The FDA in May 2021 granted Keytruda, in combination with trastuzumab, fluoropyrimidine- and platinum-containing chemotherapy, accelerated approval for the first-line treatment of patients with locally advanced unresectable or metastatic HER2-positive gastric or gastroesophageal junction (GEJ) adenocarcinoma, based on tumor shrinkage data.
With Friday’s announcement of positive results from the KEYNOTE-811 trial, Merck is working with the FDA to update the current indication for Keytruda “to those patients whose tumors are PD-L1 positive,” Scot Ebbinghaus, vice president of global clinical development at Merck Research Laboratories, said in a statement.

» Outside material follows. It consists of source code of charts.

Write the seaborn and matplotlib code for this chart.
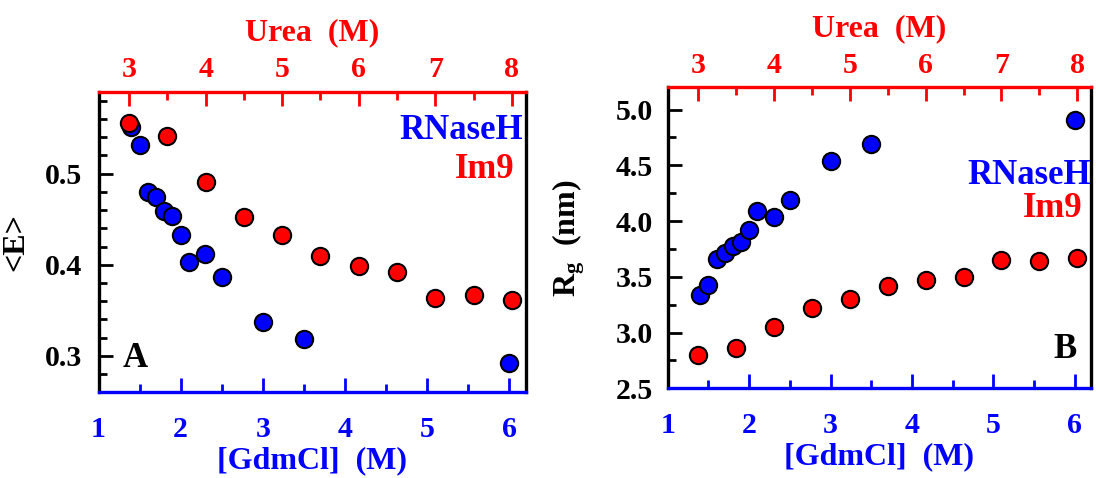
import matplotlib
matplotlib.use("Agg")
import matplotlib.pyplot as plt
from matplotlib.ticker import MultipleLocator
import seaborn as sns

# RNaseH vs [GdmCl] (bottom axis)
gdm_rnaseh = [1.4, 1.5, 1.6, 1.7, 1.8, 1.9, 2.0, 2.1, 2.3, 2.5, 3.0, 3.5, 6.0]
E_rnaseh = [0.551, 0.531, 0.480, 0.474, 0.459, 0.453, 0.433, 0.403, 0.412, 0.387, 0.337, 0.318, 0.292]
Rg_rnaseh = [3.34, 3.43, 3.66, 3.71, 3.78, 3.81, 3.92, 4.09, 4.04, 4.19, 4.54, 4.695, 4.91]

# Im9 vs Urea (top axis)
urea_im9 = [3.0, 3.5, 4.0, 4.5, 5.0, 5.5, 6.0, 6.5, 7.0, 7.5, 8.0]
E_im9 = [0.556, 0.541, 0.491, 0.452, 0.433, 0.410, 0.399, 0.392, 0.364, 0.367, 0.361]
Rg_im9 = [2.80, 2.86, 3.05, 3.22, 3.30, 3.42, 3.47, 3.50, 3.65, 3.64, 3.67]

gdm_ticks = [1, 2, 3, 4, 5, 6]
urea_ticks = [3, 4, 5, 6, 7, 8]

sns.set_style("ticks")
plt.rcParams['font.family'] = ['Liberation Serif', 'DejaVu Serif']
plt.rcParams['font.weight'] = 'bold'
plt.rcParams['axes.labelweight'] = 'bold'
plt.rcParams['mathtext.fontset'] = 'custom'
plt.rcParams['mathtext.rm'] = 'Liberation Serif:bold'
plt.rcParams['mathtext.bf'] = 'Liberation Serif:bold'
plt.rcParams['mathtext.it'] = 'Liberation Serif:bold:italic'

BLUE = (0, 0, 1)
RED = (1, 0, 0)
TICK_FS = 21.5
LABEL_FS = 23
TEXT_FS = 25
SPINE_W = 2.4

fig = plt.figure(figsize=(10.96, 4.78), dpi=100)


def panel(rect, y_rnase, y_im9, ylim, yticks, yminor, ylabel, ylab_x, letter, letter_xy, letter_ha,
          rnase_xy, im9_xy, ypad):
    ax = fig.add_axes(rect)
    sns.scatterplot(x=gdm_rnaseh, y=y_rnase, ax=ax, color=BLUE, s=155,
                    edgecolor='black', linewidth=1.5, zorder=3)
    ax.set_xlim(1, 6.2)
    ax.set_ylim(*ylim)
    ax.set_xticks(gdm_ticks)
    ax.xaxis.set_minor_locator(MultipleLocator(0.5))
    ax.set_yticks(yticks)
    ax.yaxis.set_minor_locator(MultipleLocator(yminor))

    ax.tick_params(axis='x', which='both', direction='in', colors=BLUE, width=2,
                   top=False, bottom=True, labelsize=TICK_FS, pad=17)
    ax.tick_params(axis='y', which='both', direction='in', colors='black', width=2,
                   left=True, right=False, labelsize=TICK_FS, pad=ypad)
    ax.tick_params(which='major', length=10)
    ax.tick_params(which='minor', length=6)

    for s in ['left', 'right', 'bottom']:
        ax.spines[s].set_linewidth(SPINE_W)
    ax.spines['top'].set_visible(False)
    ax.spines['bottom'].set_color(BLUE)
    ax.spines['left'].set_color('black')
    ax.spines['right'].set_color('black')

    ax.set_xlabel('[GdmCl]  (M)', color=BLUE, fontsize=LABEL_FS)
    ax.xaxis.set_label_coords(0.5, -0.18)
    ax.set_ylabel(ylabel, color='black', fontsize=LABEL_FS)
    ax.yaxis.set_label_coords(ylab_x, 0.5)

    # top axis: urea
    axt = ax.twiny()
    sns.scatterplot(x=urea_im9, y=y_im9, ax=axt, color=RED, s=155,
                    edgecolor='black', linewidth=1.5, zorder=3)
    axt.set_xlim(2.6, 8.18)
    axt.set_ylim(*ylim)
    axt.set_xticks(urea_ticks)
    axt.xaxis.set_minor_locator(MultipleLocator(0.5))
    axt.tick_params(axis='x', which='both', direction='in', colors=RED, width=2,
                    top=True, bottom=False, labelsize=TICK_FS, pad=6)
    axt.tick_params(which='major', length=10)
    axt.tick_params(which='minor', length=6)
    for s in ['left', 'right', 'bottom']:
        axt.spines[s].set_visible(False)
    axt.spines['top'].set_color(RED)
    axt.spines['top'].set_linewidth(SPINE_W)
    axt.set_xlabel('Urea  (M)', color=RED, fontsize=LABEL_FS)
    axt.xaxis.set_label_coords(0.5, 1.17)
    axt.set_ylabel('')

    axt.text(*rnase_xy, 'RNaseH', color=BLUE, fontsize=TEXT_FS, ha='right', va='baseline',
             transform=ax.transAxes)
    axt.text(*im9_xy, 'Im9', color=RED, fontsize=TEXT_FS, ha='right', va='baseline',
             transform=ax.transAxes)
    axt.text(*letter_xy, letter, color='black', fontsize=TEXT_FS, ha=letter_ha, va='baseline',
             transform=ax.transAxes)
    return ax


panel([98.5 / 1096, (478 - 392.3) / 478, 427.1 / 1096, 300.6 / 478],
      E_rnaseh, E_im9, (0.26, 0.59), [0.3, 0.4, 0.5], 0.02, '<E>', -0.16,
      'A', (0.057, 0.085), 'left', (0.994, 0.842), (0.973, 0.712), 11.5)

panel([667.7 / 1096, (478 - 388.3) / 478, 423.3 / 1096, 301 / 478],
      Rg_rnaseh, Rg_im9, (2.5, 5.2), [2.5, 3.0, 3.5, 4.0, 4.5, 5.0], 0.25,
      r'$\mathbf{R_g}$  (nm)', -0.19,
      'B', (0.966, 0.10), 'right', (1.001, 0.678), (0.980, 0.570), 10.6)

fig.savefig('out.png', dpi=100)
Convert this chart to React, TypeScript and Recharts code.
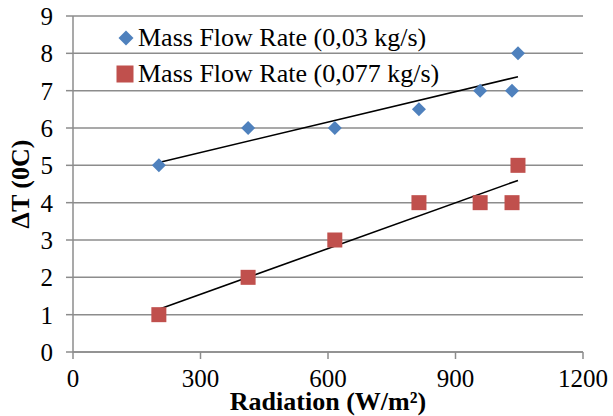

In KEYNOTE-811, the anti-PD-1 therapy was used in combination with Roche’s Herceptin and chemotherapy to treat HER2-positive advanced gastric or GEJ adenocarcinoma. Compared with placebo, Keytruda showed statistically significant improvements in progression-free survival, according to the press release.
The improvement was in a subgroup of patients whose tumors were PD-L1 positive, which covered some 80% of those in the trial. There was also a trend toward improvement in overall survival, the trial’s other primary endpoint, but these results did not meet statistical significance. Overall survival will be tested at a subsequent analysis, the company stated, while the full data from the KEYNOTE-811 trial will be shared at an upcoming medical meeting.
Keytruda, which brought in $20.9 billion in sales last year, has gained several new indications since its original approval. Most recently, the FDA approved it as an adjuvant treatment for non-small cell lung cancer and in combination with Seagen’s Padcev in first-line bladder cancer. The drug is being tested in some 1,600 different trials across a range of cancers and treatment settings.
Stomach cancer is the fourth leading cause of cancer deaths worldwide, with only a 6% five-year survival rate at advanced stages. More than 70% of patients with this cancer type develop advanced-stage disease, according to Merck.